Every beat cop and Customs agent in the world can also tell you that they learn to identify baseline behaviors in certain situations, and they can also spot when individuals are not behaving in a manner consistent with the baseline. In an airport, people are nervous about flying, upset about going through screening, and long lines, and often outside of their element. THAT’s their baseline (so maybe we should watch for people who are having to good of a time at the airport!). There are also different baselines based on the type of traveler. A frequent business traveler exhibits different behaviors than a leisure traveller taking the kids out for a family vacation. These baselines can be spotted by any observant airport worker. The CIA, the FBI, ATF and other agencies have used behavior detection for years with great success during interrogations (much better than torture it seems).
The fact that “they haven’t caught any terrorists,” isn’t the only measurement here. How many terrorists have been deterred because of the presence of police and other security personnel? We don’t know. The only way to find out is to take all of them away and see what happens.
The Israeli’s have used these processes for years and the fact they continue to use them may be a testament to its success. The famous case of Anne Marie Murphy, who was stopped by an Israeli profiler in 1986 at the Heathrow airport as she was about to board an El Al flight carrying a bomb was the case that started the security questions here in the U.S. But that’s where the problem is – and that may be where the problem is with the TSA program: in the U.S. we told airline gate agents to ask a series of questions, the same questions every time, and if you answered wrong, you were sent to secondary screening.
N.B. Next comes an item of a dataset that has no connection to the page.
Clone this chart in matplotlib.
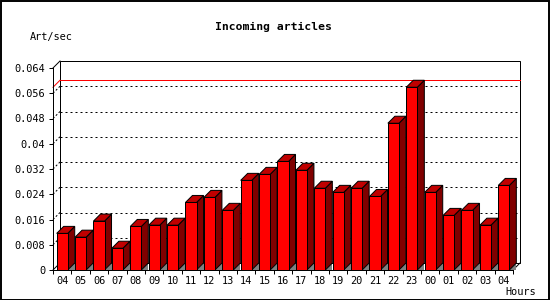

We didn’t truly adopt the Israeli methods – and when Pan Am airlines tried to, after the Lockerbie bombing, civil rights activist quickly squashed that process. After Ann Marie Murphy, we watered down a process, sterilized it and implemented it, then pretended it was the same thing.
The way the Israeli’s do it: the security personnel who decide if you’re flying that day, not airline personnel. They don’t ask the same questions. They ask a variety of questions and they remain flexible in their approach. THEN, the entire airport staff, not just a few trained teams, are trained behavior detection turning everyone into potential suspicious activity detectors. This also has a huge workplace violence prevention side – maybe if someone at Germanwings had noticed significant changes to the behavior of the first officer, that could have been reported and 150 people would still be alive.